## GIVEN INFORMATION
☆ ☆ ☆ ☆ ☆
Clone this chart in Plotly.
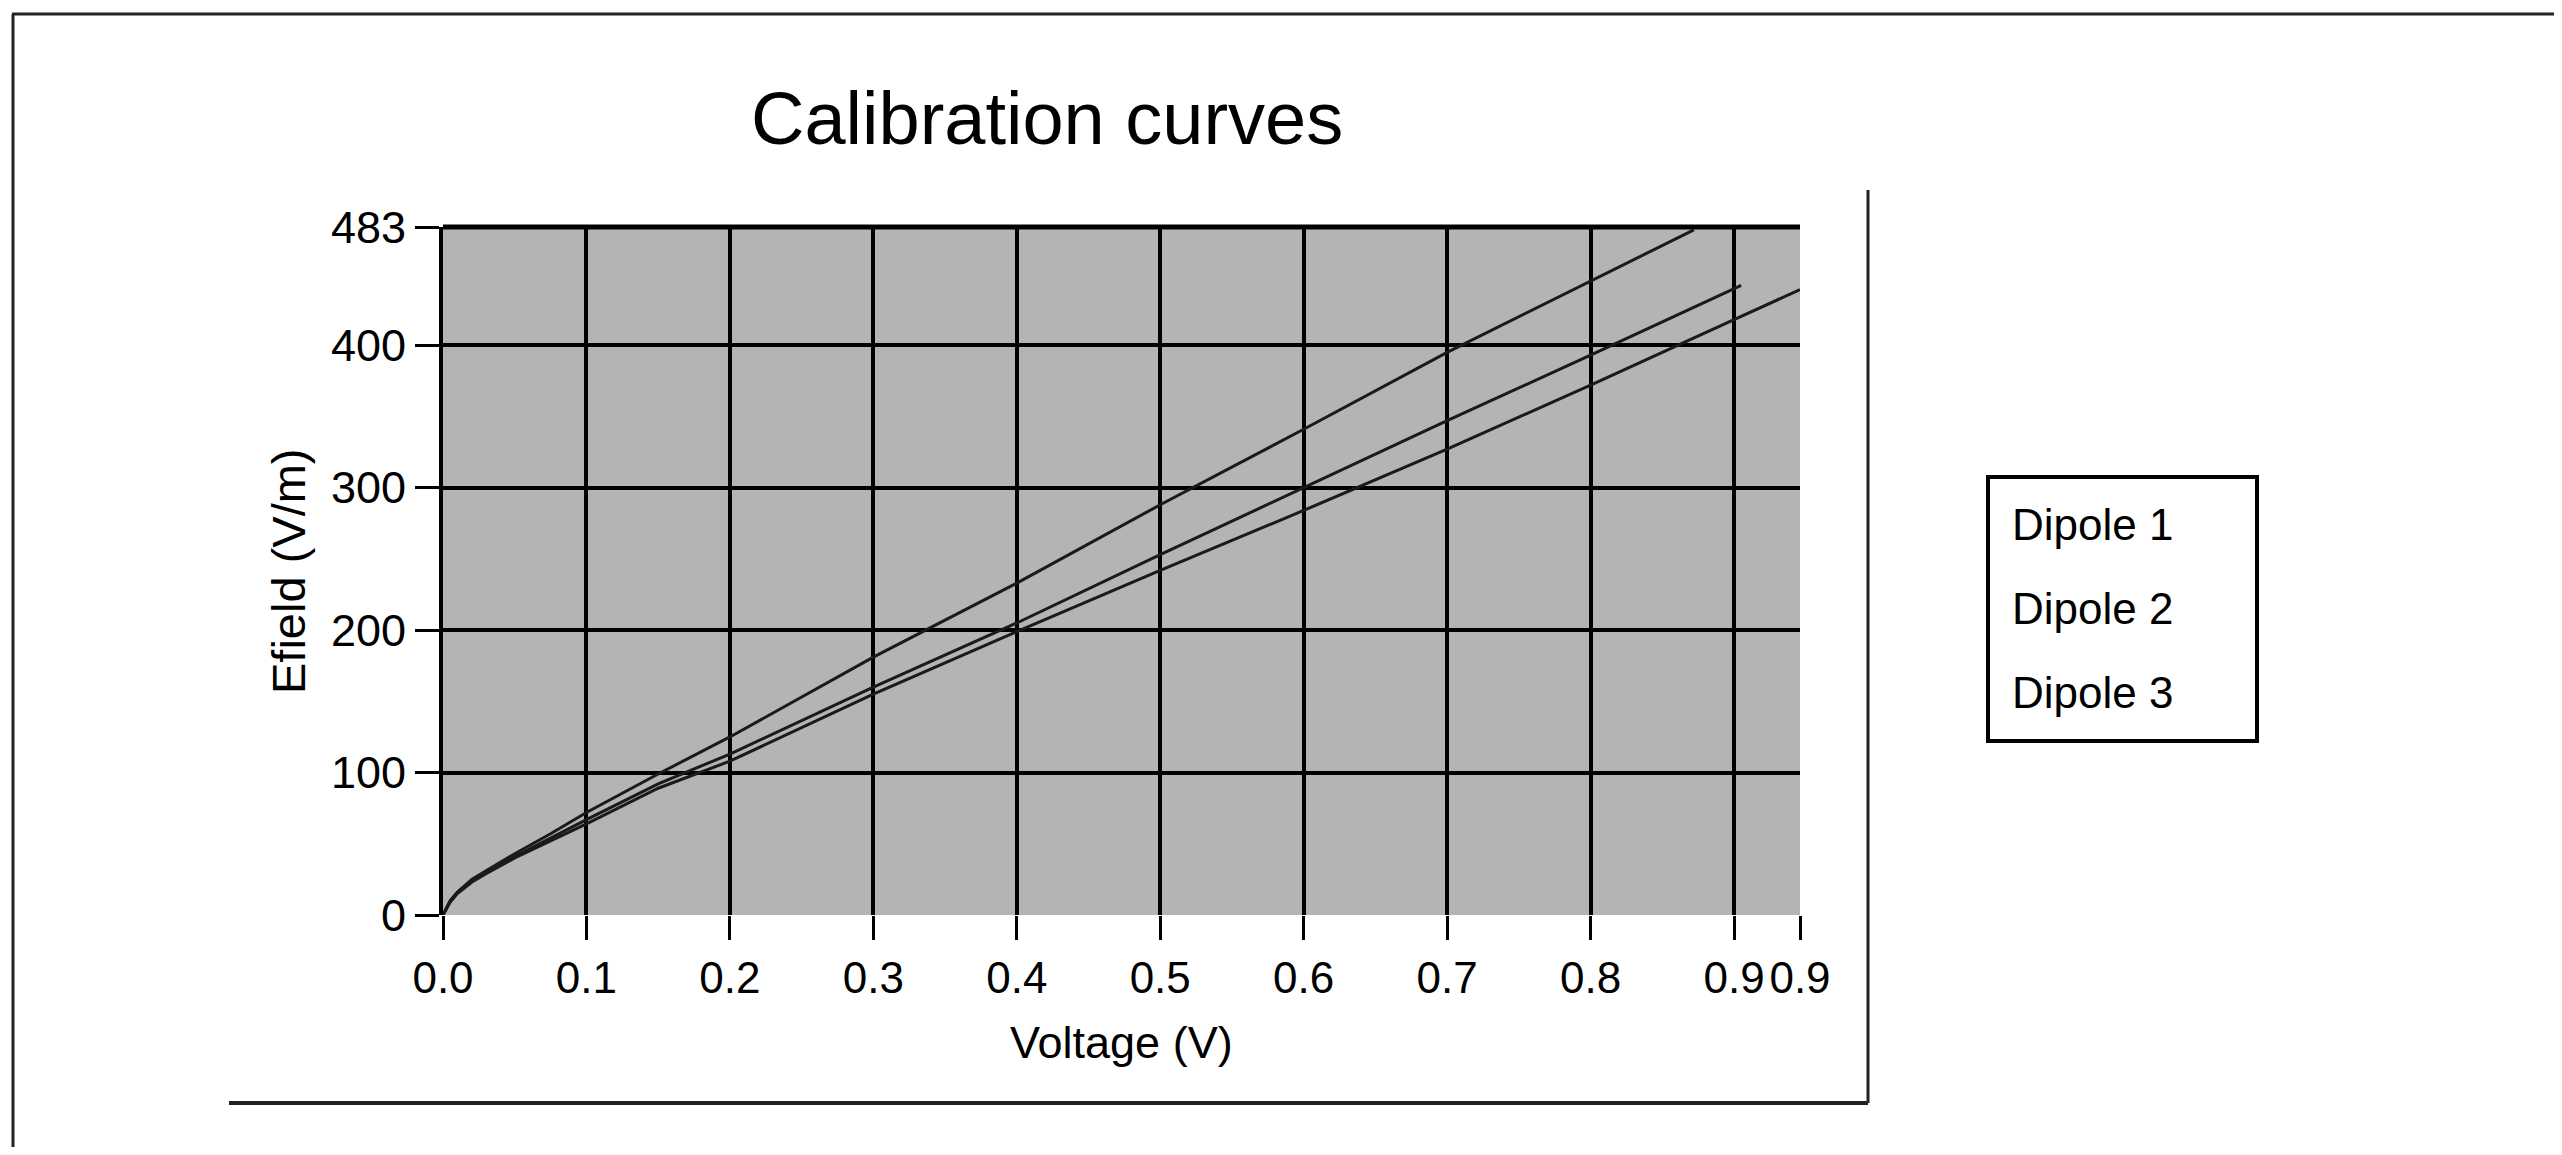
import plotly.graph_objects as go

# ---- data ----
series_names = ["Dipole 1", "Dipole 2", "Dipole 3"]

x_d1 = [0, 0.005, 0.01, 0.02, 0.03, 0.05, 0.075, 0.1, 0.15, 0.2, 0.3, 0.4, 0.5, 0.6, 0.7, 0.8, 0.872]
y_d1 = [0, 10, 16, 25, 31, 43, 57, 72, 99, 125, 181, 233, 288, 341, 395, 445, 481]

x_d2 = [0, 0.005, 0.01, 0.02, 0.03, 0.05, 0.075, 0.1, 0.15, 0.2, 0.3, 0.4, 0.5, 0.6, 0.7, 0.8, 0.905]
y_d2 = [0, 10, 16, 24, 30, 41, 54, 67, 92, 113, 160, 205, 253, 300, 347, 393, 442]

x_d3 = [0, 0.005, 0.01, 0.02, 0.03, 0.05, 0.075, 0.1, 0.15, 0.2, 0.3, 0.4, 0.5, 0.6, 0.7, 0.8, 0.9, 0.946]
y_d3 = [0, 9, 15, 23, 29, 40, 52, 64, 89, 108, 155, 199, 242, 284, 327, 372, 418, 439]

x_tickvals = [0.0, 0.1, 0.2, 0.3, 0.4, 0.5, 0.6, 0.7, 0.8, 0.9, 0.946]
x_ticktext = ["0.0", "0.1", "0.2", "0.3", "0.4", "0.5", "0.6", "0.7", "0.8", "0.9", "0.9"]
y_tickvals = [0, 100, 200, 300, 400, 483]
y_ticktext = ["0", "100", "200", "300", "400", "483"]

title_text = "Calibration curves"
x_title = "Voltage (V)"
y_title = "Efield (V/m)"

# ---- layout geometry (reference pixels; page body has an 8px margin) ----
OFF = 8
W, H = 2562 - 2 * OFF, 1155 - 2 * OFF
L, R, T, B = 443 - OFF, 1800 - OFF, 227 - OFF, 915 - OFF
PW, PH = R - L, B - T


def px(xref_pix):
    return (xref_pix - OFF - L) / PW


def py(yref_pix):
    return (B - (yref_pix - OFF)) / PH


FONT = "Liberation Sans, Arial, sans-serif"

fig = go.Figure()
for xs, ys, nm in zip([x_d1, x_d2, x_d3], [y_d1, y_d2, y_d3], series_names):
    fig.add_trace(go.Scatter(x=xs, y=ys, name=nm, mode="lines",
                             line=dict(color="#1a1a1a", width=3),
                             showlegend=False))

shapes = []
# top border of plot area
shapes.append(dict(type="line", xref="paper", yref="paper", x0=0, x1=1, y0=1, y1=1,
                   line=dict(color="black", width=5)))
# outer frame (top + left)
shapes.append(dict(type="line", xref="paper", yref="paper", x0=px(12), x1=px(2562), y0=py(14), y1=py(14),
                   line=dict(color="#222222", width=3)))
shapes.append(dict(type="line", xref="paper", yref="paper", x0=px(13), x1=px(13), y0=py(14), y1=py(1155),
                   line=dict(color="#222222", width=3)))
# inner panel (right + bottom)
shapes.append(dict(type="line", xref="paper", yref="paper", x0=px(1868), x1=px(1868), y0=py(190), y1=py(1103),
                   line=dict(color="#222222", width=3)))
shapes.append(dict(type="line", xref="paper", yref="paper", x0=px(229), x1=px(1868), y0=py(1103), y1=py(1103),
                   line=dict(color="#222222", width=4)))
# legend box
shapes.append(dict(type="rect", xref="paper", yref="paper", x0=px(1988), x1=px(2257), y0=py(741), y1=py(477),
                   line=dict(color="black", width=4), fillcolor="white"))

annotations = []
for i, nm in enumerate(series_names):
    annotations.append(dict(text=nm, xref="paper", yref="paper", x=px(2010), y=py(524 + i * 84),
                            xanchor="left", yanchor="middle", showarrow=False,
                            font=dict(family=FONT, size=44, color="black")))
annotations.append(dict(text=x_title, xref="paper", yref="paper", x=px(1121), y=py(1042),
                        xanchor="center", yanchor="middle", showarrow=False,
                        font=dict(family=FONT, size=45, color="black")))
annotations.append(dict(text=y_title, xref="paper", yref="paper", x=px(288), y=0.5, textangle=-90,
                        xanchor="center", yanchor="middle", showarrow=False,
                        font=dict(family=FONT, size=47, color="black")))
annotations.append(dict(text=title_text, xref="paper", yref="paper", x=px(1047), y=py(118),
                        xanchor="center", yanchor="middle", showarrow=False,
                        font=dict(family=FONT, size=74, color="black")))

fig.update_layout(
    width=W, height=H,
    margin=dict(l=L, r=W - R, t=T, b=H - B, pad=0),
    paper_bgcolor="white",
    plot_bgcolor="#b4b4b4",
    shapes=shapes,
    annotations=annotations,
    showlegend=False,
    xaxis=dict(range=[0, 0.946], tickmode="array", tickvals=x_tickvals, ticktext=x_ticktext,
               tickangle=0, showgrid=True, gridcolor="black", gridwidth=4,
               zeroline=False, showline=False, ticks="outside", ticklen=24, tickwidth=3,
               tickcolor="black", tickfont=dict(family=FONT, size=44, color="black")),
    yaxis=dict(range=[0, 483], tickmode="array", tickvals=y_tickvals, ticktext=y_ticktext,
               showgrid=True, gridcolor="black", gridwidth=4,
               zeroline=False, showline=True, linecolor="black", linewidth=4,
               ticks="outside", ticklen=24, tickwidth=3, tickcolor="black",
               tickfont=dict(family=FONT, size=45, color="black")),
)

fig.write_html("out.html")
☆ ☆ ☆ ☆ ☆
## AIM
Leave out the pictures. Transcribe only the lines above, from the first through the one that contains "showlegend=False))".

## THE COMPLETED TASK
Clone this chart in Plotly.
import plotly.graph_objects as go

# ---- data ----
series_names = ["Dipole 1", "Dipole 2", "Dipole 3"]

x_d1 = [0, 0.005, 0.01, 0.02, 0.03, 0.05, 0.075, 0.1, 0.15, 0.2, 0.3, 0.4, 0.5, 0.6, 0.7, 0.8, 0.872]
y_d1 = [0, 10, 16, 25, 31, 43, 57, 72, 99, 125, 181, 233, 288, 341, 395, 445, 481]

x_d2 = [0, 0.005, 0.01, 0.02, 0.03, 0.05, 0.075, 0.1, 0.15, 0.2, 0.3, 0.4, 0.5, 0.6, 0.7, 0.8, 0.905]
y_d2 = [0, 10, 16, 24, 30, 41, 54, 67, 92, 113, 160, 205, 253, 300, 347, 393, 442]

x_d3 = [0, 0.005, 0.01, 0.02, 0.03, 0.05, 0.075, 0.1, 0.15, 0.2, 0.3, 0.4, 0.5, 0.6, 0.7, 0.8, 0.9, 0.946]
y_d3 = [0, 9, 15, 23, 29, 40, 52, 64, 89, 108, 155, 199, 242, 284, 327, 372, 418, 439]

x_tickvals = [0.0, 0.1, 0.2, 0.3, 0.4, 0.5, 0.6, 0.7, 0.8, 0.9, 0.946]
x_ticktext = ["0.0", "0.1", "0.2", "0.3", "0.4", "0.5", "0.6", "0.7", "0.8", "0.9", "0.9"]
y_tickvals = [0, 100, 200, 300, 400, 483]
y_ticktext = ["0", "100", "200", "300", "400", "483"]

title_text = "Calibration curves"
x_title = "Voltage (V)"
y_title = "Efield (V/m)"

# ---- layout geometry (reference pixels; page body has an 8px margin) ----
OFF = 8
W, H = 2562 - 2 * OFF, 1155 - 2 * OFF
L, R, T, B = 443 - OFF, 1800 - OFF, 227 - OFF, 915 - OFF
PW, PH = R - L, B - T


def px(xref_pix):
    return (xref_pix - OFF - L) / PW


def py(yref_pix):
    return (B - (yref_pix - OFF)) / PH


FONT = "Liberation Sans, Arial, sans-serif"

fig = go.Figure()
for xs, ys, nm in zip([x_d1, x_d2, x_d3], [y_d1, y_d2, y_d3], series_names):
    fig.add_trace(go.Scatter(x=xs, y=ys, name=nm, mode="lines",
                             line=dict(color="#1a1a1a", width=3),
                             showlegend=False))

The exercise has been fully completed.